Are you sure? According to the widely acclaimed, yet uninspiring World War I Databook, Italy formed seventy-two infantry divisions and four cavalry divisions throughout the entire conflict...
 
Shadow Knight said:
and how many of them were at full strength, and were deployed at the same time?

The 150 divisions were deployed alltogether during the battle of Vittorio Veneto (November 1918). I don't know their organics, but even if they were down to 70%, it is always considerably more manpower than that of TGW.
 
The allied forces on the Italian Front on 23 October 1918 comprised:
51 Italian divisions
3 British divisions
2 French divisions
1 Czech division
7,720 guns
600 aircraft.

Italy had 2,274,000 men under arms at the Armistice - almost the same as Austria-Hungary, rather less than France, and half the strength of the German army.
 
StephenT said:
The allied forces on the Italian Front on 23 October 1918 comprised:
51 Italian divisions
3 British divisions
2 French divisions
1 Czech division
7,720 guns
600 aircraft.

Italy had 2,274,000 men under arms at the Armistice - almost the same as Austria-Hungary, rather less than France, and half the strength of the German army.
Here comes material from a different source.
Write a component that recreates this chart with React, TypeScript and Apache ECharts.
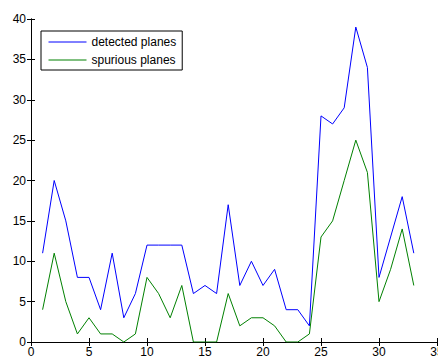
import React, { useEffect, useRef } from "react";
import * as echarts from "echarts";

const xs = [1,2,3,4,5,6,7,8,9,10,11,12,13,14,15,16,17,18,19,20,21,22,23,24,25,26,27,28,29,30,31,32,33];
const detected = [11,20,15,8,8,4,11,3,6,12,12,12,12,6,7,6,17,7,10,7,9,4,4,2,28,27,29,39,34,8,13,18,11];
const spurious = [4,11,5,1,3,1,1,0,1,8,6,3,7,0,0,0,6,2,3,3,2,0,0,1,13,15,20,25,21,5,9,14,7];
const seriesNames = ["detected planes", "spurious planes"];

export default function App() {
  const ref = useRef<HTMLDivElement>(null);
  useEffect(() => {
    if (!ref.current) return;
    const chart = echarts.init(ref.current, undefined, { renderer: "svg" });
    const font = "Liberation Sans, Arial, sans-serif";
    const axisCommon = {
      type: "value" as const,
      axisLine: { show: true, lineStyle: { color: "#000", width: 1 } },
      axisTick: { show: true, inside: true, length: 4, lineStyle: { color: "#000" } },
      splitLine: { show: false },
    };
    chart.setOption({
      animation: false,
      backgroundColor: "#fff",
      grid: { left: 31, top: 19, right: 1, bottom: 16, containLabel: false, outerBoundsMode: "none" },
      legend: {
        orient: "vertical",
        left: 41,
        top: 31,
        data: seriesNames,
        borderColor: "#000",
        borderWidth: 1,
        backgroundColor: "#fff",
        padding: [5, 6, 4, 7],
        itemWidth: 38,
        itemHeight: 12,
        itemGap: 6,
        itemStyle: { opacity: 0 },
        lineStyle: { width: 1 },
        textStyle: { fontFamily: font, fontSize: 12, color: "#000" },
      },
      xAxis: [
        {
          ...axisCommon,
          min: 0,
          max: 35,
          interval: 5,
          position: "bottom",
          axisLabel: { fontFamily: font, fontSize: 12, color: "#000", margin: 4 },
        },
        {
          ...axisCommon,
          min: 0,
          max: 35,
          interval: 5,
          position: "top",
          axisLabel: { show: false },
        },
      ],
      yAxis: [
        {
          ...axisCommon,
          min: 0,
          max: 40,
          interval: 5,
          position: "left",
          axisLabel: { fontFamily: font, fontSize: 12, color: "#000", margin: 5 },
        },
        {
          ...axisCommon,
          min: 0,
          max: 40,
          interval: 5,
          position: "right",
          axisLabel: { show: false },
        },
      ],
      series: [
        {
          name: seriesNames[0],
          type: "line",
          xAxisIndex: 0,
          yAxisIndex: 0,
          symbol: "none",
          lineStyle: { color: "#0000ff", width: 1 },
          itemStyle: { color: "#0000ff" },
          data: xs.map((x, i) => [x, detected[i]]),
        },
        {
          name: seriesNames[1],
          type: "line",
          xAxisIndex: 0,
          yAxisIndex: 0,
          symbol: "none",
          lineStyle: { color: "#008000", width: 1 },
          itemStyle: { color: "#008000" },
          data: xs.map((x, i) => [x, spurious[i]]),
        },
      ],
    });
    return () => chart.dispose();
  }, []);
  return (
    <div
      ref={ref}
      style={{ position: "absolute", left: 0, top: 0, width: 438, height: 358 }}
    />
  );
}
Ooops! :eek:o My memory faulted! I checked my sources and, yes, 51 divisions is correct, not 150. Then the manpower currently adopted is adeguate.
Sorry for my mistake. :(
 
That's okay Hurin it happens to the best of us.
 
I just noticed this, but why does Shanghai not have any MP? It should have some.
 
ptan54 said:
Damn straight it should. 5?
That's what I was thinking, but your more of an expert on China than I am.
 
Are we agreed on having a US manpower event, similar to the one Belgium has?

This will ensure that, by the time it's 1917, the United States doesn't have an army of 60 million men ready to sit in Albany province doing nearly bugger all.

However, Patch has concluded that a sensible German player would attack the United States in 1914 if it had extensive manpower restrictions, and I know of at least one person who plays the mod as Germany and always does that very thing.

Therefore, I think a compromise might be reasonable, whereby the US is capable of building some extra units, but not to an extent where their army gets too large.

Additionally, does anyone think it reasonable that we simulate the AI event in normal HOI where Southampton province is given to the US (to simulate the buildup before Overlord), except for giving a French province to the US, if it is thought that the US AI will use it to facilitate the AEF?
 
We can only try it and see how it works out.